Nine percent of the nation’s 15-19-year-olds have had children as of a 2017 survey. In Davao, the city Duterte governed for 22 years, that number rises to 20 percent.
“I commit to advocate for the President to issue an executive order acknowledging teen pregnancy as a national social emergency,” Pernia said last week.
Iceland, in contrast, does not have a growing population problem and documents high numbers of abortions once women are informed that their child likely has a chromosomal abnormality. Women can kill their unborn children at up to 22 weeks legally, though the government must approve individual cases after 16 weeks. An ultrasound can detect a child’s heartbeat as early as six weeks into pregnancy. The average duration of a pregnancy is 40 weeks, making 22 weeks over half the span of the pregnancy.
In 2017, researchers found that Iceland had nearly “eliminated” Down Syndrome through abortion. Abortion of children following a prenatal screening test that shows a high probability of chromosomal abnormalities was near 100 percent, officials said. As prenatal screenings only offer probabilities, not confirmation of Down Syndrome or other such conditions, there is no guarantee that a positive screening means a child has the condition detected.

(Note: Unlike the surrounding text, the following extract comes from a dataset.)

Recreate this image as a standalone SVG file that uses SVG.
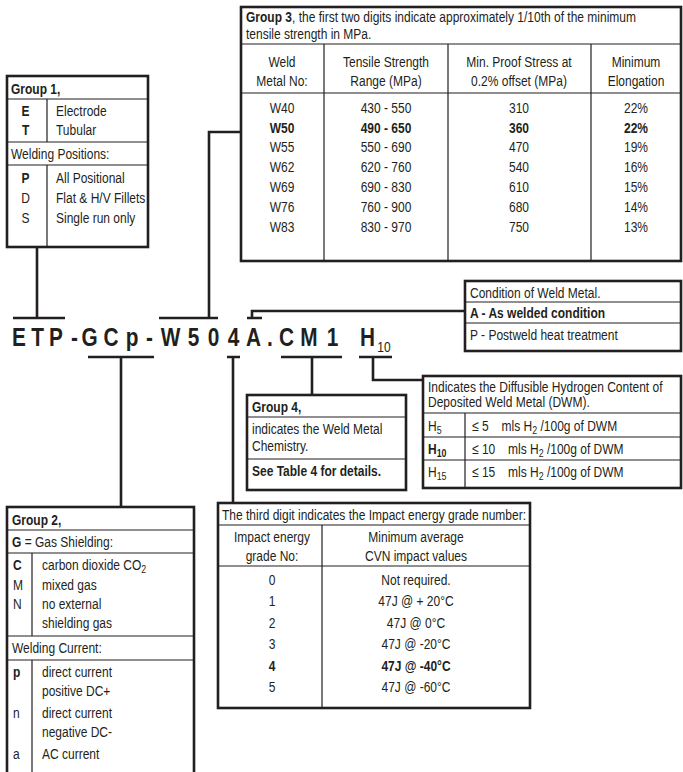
<svg xmlns="http://www.w3.org/2000/svg" width="683" height="772" viewBox="0 0 683 772">
<style>
.b{fill:none;stroke:#231f20;stroke-width:2.6}
.s{fill:none;stroke:#231f20;stroke-width:1.2}
.c{fill:none;stroke:#231f20;stroke-width:2.6}
text{font-family:'Liberation Sans',Arial,sans-serif;font-size:15px;fill:#231f20}
.bd{font-weight:bold}
.m{text-anchor:middle}
.code{font-size:26px;font-weight:bold}
.sub{font-size:11px}
</style>
<rect width="683" height="772" fill="#fff"/>
<g id="connectors">
<path class="c" d="M37 247V318M13 318H65"/>
<path class="c" d="M159 318H218M209 318V132H241"/>
<path class="c" d="M247 318H262M252 318V311H465"/>
<path class="c" d="M88 357H154M121 357V507"/>
<path class="c" d="M227 357H240M233 357V503"/>
<path class="c" d="M281 357H342M312 357V395"/>
<path class="c" d="M359 357H392M373 357V380H423"/>
</g>
<g id="code" transform="scale(0.8 1)">
<text class="code m" x="23.75 46.875 70 93.125 111.875 138.75 165 186.875 213.125 241.875 266.875 291.875 316.875 337.5 358.125 386.25 415.625 432.5 459.375" y="346">ETP-GCp-W504A.CM1 H</text>
<text class="m" x="480" y="352" font-size="13">10</text>
</g>
<g id="group1">
<rect class="b" x="7" y="76" width="141" height="171"/>
<path class="s" d="M7 99H148M7 142H148M7 165H148M47 99V142M47 165V247"/>
<g transform="scale(0.8 1)">
<text class="bd" x="13.75" y="94">Group 1,</text>
<text class="bd m" x="32" y="116">E</text><text x="70" y="116">Electrode</text>
<text class="bd m" x="32" y="135">T</text><text x="70" y="135">Tubular</text>
<text x="13.75" y="159">Welding Positions:</text>
<text class="bd m" x="32" y="183">P</text><text x="70" y="183">All Positional</text>
<text class="m" x="32" y="203">D</text><text x="70" y="203">Flat &amp; H/V Fillets</text>
<text class="m" x="32" y="223">S</text><text x="70" y="223">Single run only</text>
</g>
</g>
<g id="group3">
<rect class="b" x="241" y="7" width="440" height="254"/>
<path class="s" d="M241 44H681M241 93H681M324 44V261M448 44V261M591 44V261"/>
<g transform="scale(0.8 1)">
<text x="307.5" y="22"><tspan class="bd">Group 3</tspan>, the first two digits indicate approximately 1/10th of the minimum</text>
<text x="307.5" y="39">tensile strength in MPa.</text>
<text class="m" x="352.5" y="67">Weld</text><text class="m" x="352.5" y="86">Metal No:</text>
<text class="m" x="482.5" y="67">Tensile Strength</text><text class="m" x="482.5" y="86">Range (MPa)</text>
<text class="m" x="648.75" y="67">Min. Proof Stress at</text><text class="m" x="648.75" y="86">0.2% offset (MPa)</text>
<text class="m" x="795" y="67">Minimum</text><text class="m" x="795" y="86">Elongation</text>
<text class="m" x="352.5" y="113">W40</text><text class="m" x="482.5" y="113">430 - 550</text><text class="m" x="648.75" y="113">310</text><text class="m" x="795" y="113">22%</text>
<text class="m bd" x="352.5" y="133">W50</text><text class="m bd" x="482.5" y="133">490 - 650</text><text class="m bd" x="648.75" y="133">360</text><text class="m bd" x="795" y="133">22%</text>
<text class="m" x="352.5" y="152">W55</text><text class="m" x="482.5" y="152">550 - 690</text><text class="m" x="648.75" y="152">470</text><text class="m" x="795" y="152">19%</text>
<text class="m" x="352.5" y="172">W62</text><text class="m" x="482.5" y="172">620 - 760</text><text class="m" x="648.75" y="172">540</text><text class="m" x="795" y="172">16%</text>
<text class="m" x="352.5" y="192">W69</text><text class="m" x="482.5" y="192">690 - 830</text><text class="m" x="648.75" y="192">610</text><text class="m" x="795" y="192">15%</text>
<text class="m" x="352.5" y="212">W76</text><text class="m" x="482.5" y="212">760 - 900</text><text class="m" x="648.75" y="212">680</text><text class="m" x="795" y="212">14%</text>
<text class="m" x="352.5" y="232">W83</text><text class="m" x="482.5" y="232">830 - 970</text><text class="m" x="648.75" y="232">750</text><text class="m" x="795" y="232">13%</text>
</g>
</g>
<g id="condition">
<rect class="b" x="465" y="281" width="216" height="70"/>
<path class="s" d="M465 302H681M465 323H681"/>
<g transform="scale(0.8 1)">
<text x="587.5" y="298">Condition of Weld Metal.</text>
<text class="bd" x="587.5" y="318">A - As welded condition</text>
<text x="587.5" y="340">P - Postweld heat treatment</text>
</g>
</g>
<g id="hydrogen">
<rect class="b" x="423" y="376" width="258" height="112"/>
<path class="s" d="M423 413H681M423 437H681M423 460H681M465 413V488"/>
<g transform="scale(0.8 1)">
<text x="535" y="392">Indicates the Diffusible Hydrogen Content of</text>
<text x="535" y="407">Deposited Weld Metal (DWM).</text>
<text x="535" y="431">H<tspan class="sub" dy="3">5</tspan></text>
<text x="590" y="431">≤ 5</text><text x="627" y="431">mls H<tspan class="sub" dy="3">2</tspan><tspan dy="-3"> /100g of DWM</tspan></text>
<text class="bd" x="535" y="454">H<tspan class="sub" dy="3">10</tspan></text>
<text x="590" y="454">≤ 10</text><text x="635" y="454">mls H<tspan class="sub" dy="3">2</tspan><tspan dy="-3"> /100g of DWM</tspan></text>
<text x="535" y="477">H<tspan class="sub" dy="3">15</tspan></text>
<text x="590" y="477">≤ 15</text><text x="635" y="477">mls H<tspan class="sub" dy="3">2</tspan><tspan dy="-3"> /100g of DWM</tspan></text>
</g>
</g>
<g id="group4">
<rect class="b" x="247" y="395" width="159" height="95"/>
<path class="s" d="M247 417H406M247 459H406"/>
<g transform="scale(0.8 1)">
<text class="bd" x="315" y="412">Group 4,</text>
<text x="315" y="434">indicates the Weld Metal</text>
<text x="315" y="451">Chemistry.</text>
<text class="bd" x="315" y="476">See Table 4 for details.</text>
</g>
</g>
<g id="impact">
<rect class="b" x="218" y="503" width="312" height="205"/>
<path class="s" d="M218 525H530M218 566H530M322 525V708"/>
<g transform="scale(0.8 1)">
<text class="m" x="467.5" y="520" font-size="14.5">The third digit indicates the Impact energy grade number:</text>
<text class="m" x="340" y="542">Impact energy</text><text class="m" x="340" y="561">grade No:</text>
<text class="m" x="520" y="542">Minimum average</text><text class="m" x="520" y="561">CVN impact values</text>
<text class="m" x="340" y="585">0</text><text class="m" x="520" y="585">Not required.</text>
<text class="m" x="340" y="606">1</text><text class="m" x="520" y="606">47J @ + 20°C</text>
<text class="m" x="340" y="628">2</text><text class="m" x="520" y="628">47J @ 0°C</text>
<text class="m" x="340" y="649">3</text><text class="m" x="520" y="649">47J @ -20°C</text>
<text class="m bd" x="340" y="671">4</text><text class="m bd" x="520" y="671">47J @ -40°C</text>
<text class="m" x="340" y="692">5</text><text class="m" x="520" y="692">47J @ -60°C</text>
</g>
</g>
<g id="group2">
<rect class="b" x="7" y="507" width="187" height="275"/>
<path class="s" d="M7 530H194M7 553H194M7 636H194M7 660H194M32 553V636M32 660V772"/>
<g transform="scale(0.8 1)">
<text class="bd" x="15" y="525">Group 2,</text>
<text x="15" y="547"><tspan class="bd">G</tspan> = Gas Shielding:</text>
<text class="bd" x="16.25" y="570">C</text><text x="52.5" y="570">carbon dioxide CO<tspan class="sub" dy="3">2</tspan></text>
<text x="16.25" y="590">M</text><text x="52.5" y="590">mixed gas</text>
<text x="16.25" y="609">N</text><text x="52.5" y="609">no external</text>
<text x="52.5" y="628">shielding gas</text>
<text x="15" y="653">Welding Current:</text>
<text class="bd" x="16.25" y="677">p</text><text x="52.5" y="677">direct current</text>
<text x="52.5" y="696">positive DC+</text>
<text x="16.25" y="718">n</text><text x="52.5" y="718">direct current</text>
<text x="52.5" y="737">negative DC-</text>
<text x="16.25" y="759">a</text><text x="52.5" y="759">AC current</text>
</g>
</g>
</svg>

Duterte began attacking the nation of Iceland in July over their concerns about human rights in the Philippines, not specifically over the nation’s abortion policies. That month, Iceland led efforts at the United Nations Human Rights Council to investigate Duterte’s war on drug trafficking.
“For a small and peaceful country like Iceland, international law and the multilateral system is our sword, shield and shelter. Therefore, when Iceland became a new member of the Council last year, Iceland pledged to address human rights concerns objectively and, on their merits, in a non-politicized, non-selective manner,” Iceland’s Ministry of Foreign Affairs said in a statement at the time. Last year, Icelandic U.N. representatives called for the organization to send a special rapporteur to the Philippines to investigate extrajudicial killings.
The Human Rights Council adopted Iceland’s resolution to investigate Duterte’s government.
“Iceland surprises me. It’s always been a country complaining about extrajudicial killing and for a country who does not have a night, it’s always like 4 o’clock in the afternoon all day long,” Duterte said in response.
“These sons of whores cannot understand that we have a problem,” he said following the resolution’s passing. “Iceland, what is Iceland’s problem? Just ice. That’s your problem. You have too much ice and there is no clear day or night there. So you can understand why there is no crime. There is no policeman either… These idiots, they don’t understand the social, economic, political problems of the Philippines.”
Iceland enjoys moderate temperatures in the summer and a daytime that lasts from May 21 to July 30, according to Iceland Magazine. In the winter, however, the country experiences four-hour days due to its proximity to the North Pole.
There is no evidence that Icelandic people traditionally eat “just ice.”